For years, the RAV4 has been one of Consumer Reports’ highest-rated small SUVs, going neck and neck with the Subaru Forester and capturing that class’s Top Pick honor in 2011 and 2012.
Many people have anticipated its 2013 redesign. Would it have the goods to retain its top spot in a class that has seen a number of recent redesigns?
Consumer Reports can now say that the new RAV4 has emerged as a very solid package that’s versatile, efficient and easy to live with. And the redesign brings some welcome changes, such as more agile handling and an easier-to-use rear hatch that lifts up instead of swinging to the side.
But what came as a surprise is that the Mazda CX-5, which received a stronger, more-spirited engine for 2013, edged out the RAV4 in Consumer Reports’ road-test scores, albeit by a single point. Both SUVs placed just below its 2013 Top Pick, the Honda CR-V.

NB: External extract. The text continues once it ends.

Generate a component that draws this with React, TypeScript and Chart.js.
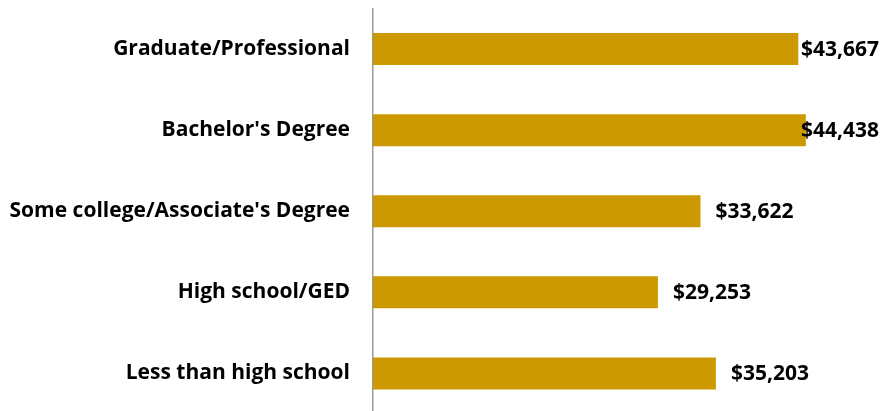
import React, { useEffect, useRef } from "react";
import { Chart, registerables } from "chart.js";

Chart.register(...registerables);

const categories = [
  "Graduate/Professional",
  "Bachelor's Degree",
  "Some college/Associate's Degree",
  "High school/GED",
  "Less than high school",
];
const values = [43667, 44438, 33622, 29253, 35203];
const valueLabels = ["$43,667", "$44,438", "$33,622", "$29,253", "$35,203"];

const FONT = "'Open Sans', sans-serif";

const labelPlugin = {
  id: "valueLabels",
  afterDatasetsDraw(chart: any) {
    const ctx = chart.ctx;
    const meta = chart.getDatasetMeta(0);
    ctx.save();
    ctx.font = `bold 21px ${FONT}`;
    ctx.fillStyle = "#000";
    ctx.textBaseline = "middle";
    ctx.textAlign = "left";
    meta.data.forEach((bar: any, i: number) => {
      const text = valueLabels[i];
      const w = ctx.measureText(text).width;
      let x = bar.x + 15;
      const maxX = 879 - w;
      if (x > maxX) x = maxX;
      ctx.fillText(text, x, bar.y + 1);
    });
    ctx.restore();
  },
};

export default function App() {
  const ref = useRef<HTMLCanvasElement>(null);
  useEffect(() => {
    document.body.style.margin = "0";
    const chart = new Chart(ref.current!, {
      type: "bar",
      data: {
        labels: categories,
        datasets: [
          {
            data: values,
            backgroundColor: "#CC9900",
            borderWidth: 0,
            categoryPercentage: 1,
            barPercentage: 0.395,
          },
        ],
      },
      options: {
        indexAxis: "y",
        animation: false,
        responsive: false,
        maintainAspectRatio: false,
        layout: { autoPadding: false, padding: { top: 8.5, right: 20, bottom: 0, left: 0 } },
        plugins: { legend: { display: false }, tooltip: { enabled: false }, title: { display: false } },
        scales: {
          x: { display: false, min: 0, max: 50000 },
          y: {
            afterFit: (s: any) => {
              s.width = 373;
              s.paddingTop = 0;
              s.paddingBottom = 0;
            },
            grid: { display: false, drawTicks: false },
            border: { display: true, color: "#999999", width: 1.5 },
            ticks: {
              padding: 23,
              color: "#000",
              font: { family: FONT, size: 21, weight: "bold" },
            },
          },
        },
      },
      plugins: [labelPlugin],
    });
    return () => chart.destroy();
  }, []);
  return (
    <div style={{ width: 880, height: 411, overflow: "hidden" }}>
      <canvas ref={ref} width={880} height={414} style={{ display: "block" }} />
    </div>
  );
}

Consumer Reports found the CX-5 and RAV4 are capable, well-equipped vehicles that provide versatile choices for consumers. Its findings include:
— Toyota RAV4. With 24 mpg overall, the RAV4 stretches fuel dollars further than most competitors. Its agile handling and spirited powertrain make the RAV4 enjoyable to drive. A roomy interior, easy access and mostly intuitive controls add to its appeal.
For 2013, Toyota dropped the optional third-row seat, which few people will miss, and the sprightly, efficient V-6 engine, which some will miss. Knocks? The ride borders on being overly firm, the cabin is fairly noisy and some interior trim is quite basic.
— Mazda CX-5. If the CX-5 has been a surprising sleeper among small SUVs, Consumer Reports’ engineers think its new 184-hp, 2.5-liter four-cylinder engine will wake up people. Included in mid- and top-trim models, the new version feels more muscular and provides much quicker acceleration than the pokey 155-hp, 2.0-liter four-cylinder in the CX-5 that we tested last year and that’s now relegated to the base Sport trim. It got the same impressive fuel economy: a best-in-class 25 mpg overall.
Consumer Reports found the CX-5 is also one of the more fun-to-drive SUVs the organization has tested, thanks to its agile handling. Plus, it has a surprisingly roomy interior and comfortable seats. Drawbacks include a noisy cabin, so-so ride comfort and a relatively high price that doesn’t include several features found on competitors, such as heated seats and automatic headlights.
Consumer Reports tested the mid-trim CX-5 Touring stickered at $28,090, and the mid-trim RAV4 XLE priced at $26,802. Because it expects above-average reliability from each, the CX-5 and RAV4 are CR Recommended.
CONSUMER REPORTS FINDS THE MAZDA6 FUN AND FRISKY
In addition to the small SUVs, Consumer Reports also tested the Mazda6 sedan. In a crowded, competitive class, the Mazda6 often gets overlooked by people shopping for a midsized sedan. But with the 2014 redesign, it makes a strong case for the spotlight by blending eye catching, coupelike styling, a sporty driving character and excellent fuel efficiency.
The Mazda6’s 184-hp, 2.5-liter four-cylinder engine delivers a frugal 32 mpg overall and a diesellike 44 mpg on the highway. That’s the best Consumer Reports has measured in a conventional midsized sedan, edging out the four-cylinder Nissan Altima (31 mpg) and Honda Accord (30) as well as many compact and subcompact cars.
The key is Mazda’s suite of Skyactiv technologies, including direct fuel injection and a higher compression ratio. An optional diesel engine arrives later this year, for another fuel-efficient choice.